Goal:
Retype the whole listing verbatim and keep the pictures out of it.

Dataset section:
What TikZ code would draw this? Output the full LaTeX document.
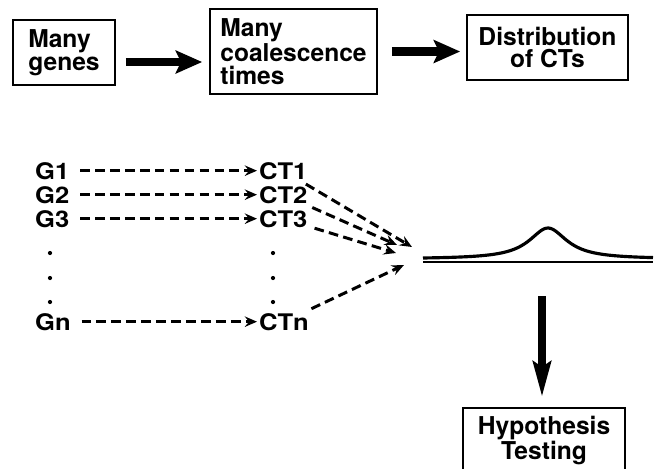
\documentclass[tikz,border=0pt]{standalone}
\usepackage{fontspec}
\setmainfont{TeX Gyre Heros}
\usepackage{graphicx}
\usepackage{tikz}
\usetikzlibrary{arrows.meta, positioning}

\newcommand{\widelbl}[1]{\scalebox{1.12}[1]{#1}}

\tikzset{
  stagebox/.style={draw, line width=1pt, inner sep=2pt,
    font=\fontsize{14}{13}\selectfont\bfseries},
  fatarrow/.style={line width=5pt, -{Stealth[length=15pt, width=13pt, inset=3pt]}},
  dasharrow/.style={line width=1.7pt, dash pattern=on 5.5pt off 3pt,
    -{Stealth[length=7pt, width=6pt, inset=2.5pt]}},
  genelbl/.style={font=\fontsize{13}{14}\selectfont\bfseries,
    inner sep=1pt, anchor=base west}
}

\begin{document}
\begin{tikzpicture}[x=0.02cm, y=-0.02cm]
    \useasboundingbox (0,0) rectangle (654,468);

    % 上排流程
    \node[stagebox, minimum width=2.04cm, minimum height=1.3cm, align=left] (genes) at (64,52.5) {Many\\genes};
    \node[stagebox, minimum width=3.34cm, minimum height=1.7cm, align=left] (times) at (293.5,51.5) {Many\\coalescence\\times};
    \node[stagebox, minimum width=3.22cm, minimum height=1.3cm, align=center] (dist) at (547.5,47.5) {Distribution\\of CTs};
    \draw[fatarrow, shorten <=0.2cm, shorten >=0.14cm] ([yshift=-0.19cm]genes.east) -- ([yshift=-0.19cm]genes.east -| times.west);
    \draw[fatarrow, shorten <=0.28cm, shorten >=0.12cm] (times.east) -- (times.east -| dist.west);

    % 基因与合并时间
    \foreach \g/\c/\y in {G1/CT1/179, G2/CT2/203, G3/CT3/227, Gn/CTn/330} {
        \node[genelbl] (\g) at (33,\y) {\widelbl{\g}};
        \node[genelbl] (\c) at (257,\y) {\widelbl{\c}};
        \draw[dasharrow, shorten <=5pt] (\g) -- (\c);
    }
    \foreach \y in {253, 278, 302} {
        \fill (50,\y) circle[radius=1.2pt];
        \fill (273,\y) circle[radius=1.2pt];
    }

    % 汇聚箭头
    \coordinate (tip1) at (412,247);
    \coordinate (tip2) at (397,245);
    \coordinate (tip3) at (396,253);
    \coordinate (tipn) at (404,265);
    \foreach \c/\t in {CT1/tip1, CT2/tip2, CT3/tip3, CTn/tipn}
        \draw[dasharrow, shorten <=3pt] (\c) -- (\t);

    % 分布曲线
    \draw[line width=1pt] (423,262) -- (653,262);
    \draw[line width=1.8pt, domain=423:653, samples=120] plot (\x, {259 - 31/(1+((\x-548)/23)^2)});

    % 假设检验
    \coordinate (down) at (542,296);
    \node[stagebox, minimum width=3.24cm, anchor=north, inner ysep=4.5pt, align=center] (test) at (544,407) {Hypothesis\\Testing};
    \draw[line width=5pt, -{Stealth[length=20pt, width=10pt, inset=3pt]}, shorten >=0.2cm] (down) -- (down |- test.north);
\end{tikzpicture}
\end{document}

Correct result:
What TikZ code would draw this? Output the full LaTeX document.
\documentclass[tikz,border=0pt]{standalone}
\usepackage{fontspec}
\setmainfont{TeX Gyre Heros}
\usepackage{graphicx}
\usepackage{tikz}
\usetikzlibrary{arrows.meta, positioning}

\newcommand{\widelbl}[1]{\scalebox{1.12}[1]{#1}}

\tikzset{
  stagebox/.style={draw, line width=1pt, inner sep=2pt,
    font=\fontsize{14}{13}\selectfont\bfseries},
  fatarrow/.style={line width=5pt, -{Stealth[length=15pt, width=13pt, inset=3pt]}},
  dasharrow/.style={line width=1.7pt, dash pattern=on 5.5pt off 3pt,
    -{Stealth[length=7pt, width=6pt, inset=2.5pt]}},
  genelbl/.style={font=\fontsize{13}{14}\selectfont\bfseries,
    inner sep=1pt, anchor=base west}
}

\begin{document}
\begin{tikzpicture}[x=0.02cm, y=-0.02cm]
    \useasboundingbox (0,0) rectangle (654,468);

    % 上排流程
    \node[stagebox, minimum width=2.04cm, minimum height=1.3cm, align=left] (genes) at (64,52.5) {Many\\genes};
    \node[stagebox, minimum width=3.34cm, minimum height=1.7cm, align=left] (times) at (293.5,51.5) {Many\\coalescence\\times};
    \node[stagebox, minimum width=3.22cm, minimum height=1.3cm, align=center] (dist) at (547.5,47.5) {Distribution\\of CTs};
    \draw[fatarrow, shorten <=0.2cm, shorten >=0.14cm] ([yshift=-0.19cm]genes.east) -- ([yshift=-0.19cm]genes.east -| times.west);
    \draw[fatarrow, shorten <=0.28cm, shorten >=0.12cm] (times.east) -- (times.east -| dist.west);

    % 基因与合并时间
    \foreach \g/\c/\y in {G1/CT1/179, G2/CT2/203, G3/CT3/227, Gn/CTn/330} {
        \node[genelbl] (\g) at (33,\y) {\widelbl{\g}};
        \node[genelbl] (\c) at (257,\y) {\widelbl{\c}};
        \draw[dasharrow, shorten <=5pt] (\g) -- (\c);
    }
    \foreach \y in {253, 278, 302} {
        \fill (50,\y) circle[radius=1.2pt];
        \fill (273,\y) circle[radius=1.2pt];
    }

    % 汇聚箭头
    \coordinate (tip1) at (412,247);
    \coordinate (tip2) at (397,245);
    \coordinate (tip3) at (396,253);
    \coordinate (tipn) at (404,265);
    \foreach \c/\t in {CT1/tip1, CT2/tip2, CT3/tip3, CTn/tipn}
        \draw[dasharrow, shorten <=3pt] (\c) -- (\t);

    % 分布曲线
    \draw[line width=1pt] (423,262) -- (653,262);
    \draw[line width=1.8pt, domain=423:653, samples=120] plot (\x, {259 - 31/(1+((\x-548)/23)^2)});

    % 假设检验
    \coordinate (down) at (542,296);
    \node[stagebox, minimum width=3.24cm, anchor=north, inner ysep=4.5pt, align=center] (test) at (544,407) {Hypothesis\\Testing};
    \draw[line width=5pt, -{Stealth[length=20pt, width=10pt, inset=3pt]}, shorten >=0.2cm] (down) -- (down |- test.north);
\end{tikzpicture}
\end{document}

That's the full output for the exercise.